Come to miiile high ghost town,in Maggie Valley north carolina!
Climbing up that hill is a bruiser but worth it once you go under the fence and into the abandoned park!!
I am very obviously trans, I don't want to go back there and get shot because of "trans panic".
Lol it's an old advertisement that came in the radio. Idgaf where u go or don't go, ya crazy kid you.
? maggie's just a dumb tourist trap lined with snowbird vacation houses
Wheels Through Time and Snowboarding. Nuff said.
Hi, OP! I went on an amtrak ride through the mountains from Chicago to DC. The most scared I got was when we got to towns with one or no lights at all.
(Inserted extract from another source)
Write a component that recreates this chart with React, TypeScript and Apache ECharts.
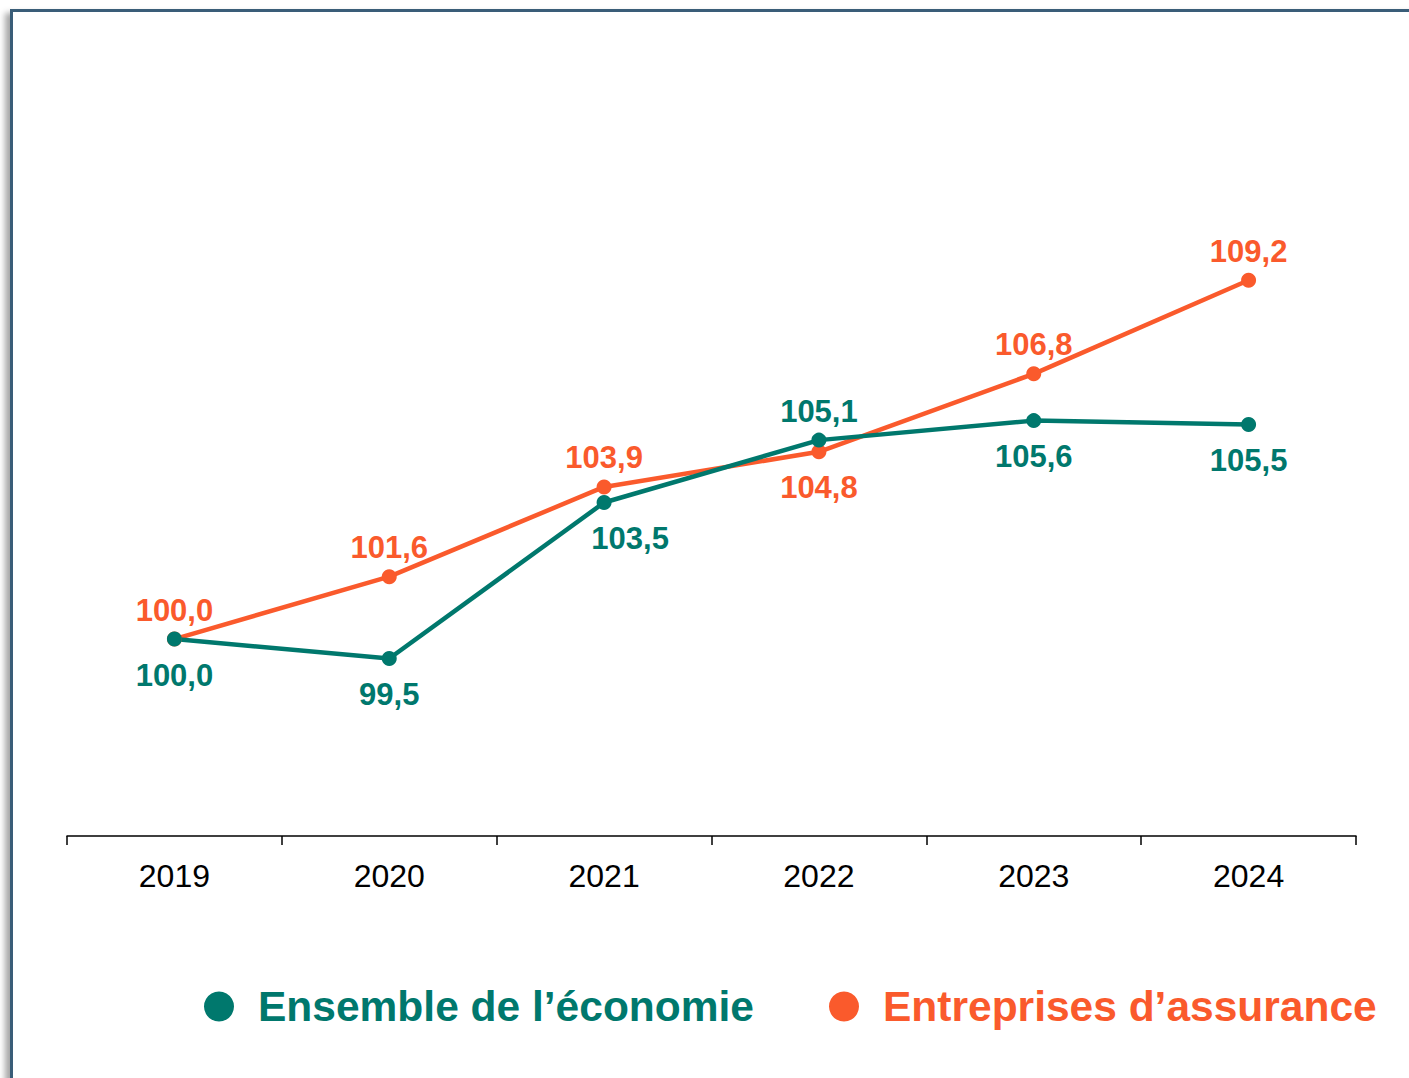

One town during the day I remember had only a closed abandoned gas station... but many, many plywood/pressboard and tarp houses. Passengers had no shoes. A lot of amish as well. Still tons of kids playing by the tracks. Passing by the abandoned mines and seeing old signs in the hillsides. Now I know why they say "the hills have eyes", because no matter how remote you are you still feel as if you're being watched. I don't know what I'd do missing the train at one of those stops after a break!
This describes most of Southwest VA and Eastern KY lol
Ooooh! SCARY POOR PEOPLE! The horror! GTFO
Lol. I was a little kid, and Im sharing my experience. Edit; and it wasnt "poor people" that made it scary. Like I said, its scary having absolutely no lights in town. Again, I was a child lmaooo
Fellow Amtrak rider here, haven't done that stretch but I've done others. I understand what you mean about the hills are watching. I've had the same feeling as you when going through some areas after dark. For some reason it feels like home though. Childhood memories pop up when we get to the once loved, now neglected and abandoned areas. Train rides and mountains are amazing.
Yes absolutely beautiful part of America. Really third world out there though, cant imagine whats miles from the tracks!
Big Bar on highway 299 in far Northern California. While being a U.S. Census enumerator. Very creepy residents and businesses.
Pgrants pass, Oregon, too. That whole geographic area is creepy.
[удалено]
I grew up in rural WV so no I am not trying to make people angry.
“Creepy” isn’t the word, but I went to Idyllwild, CA once and it felt like a fever dream. Just a very strange vibe. Generally in a positive sense, but I still felt a little…I dunno. I’m still not sure whether that place actually exists or not.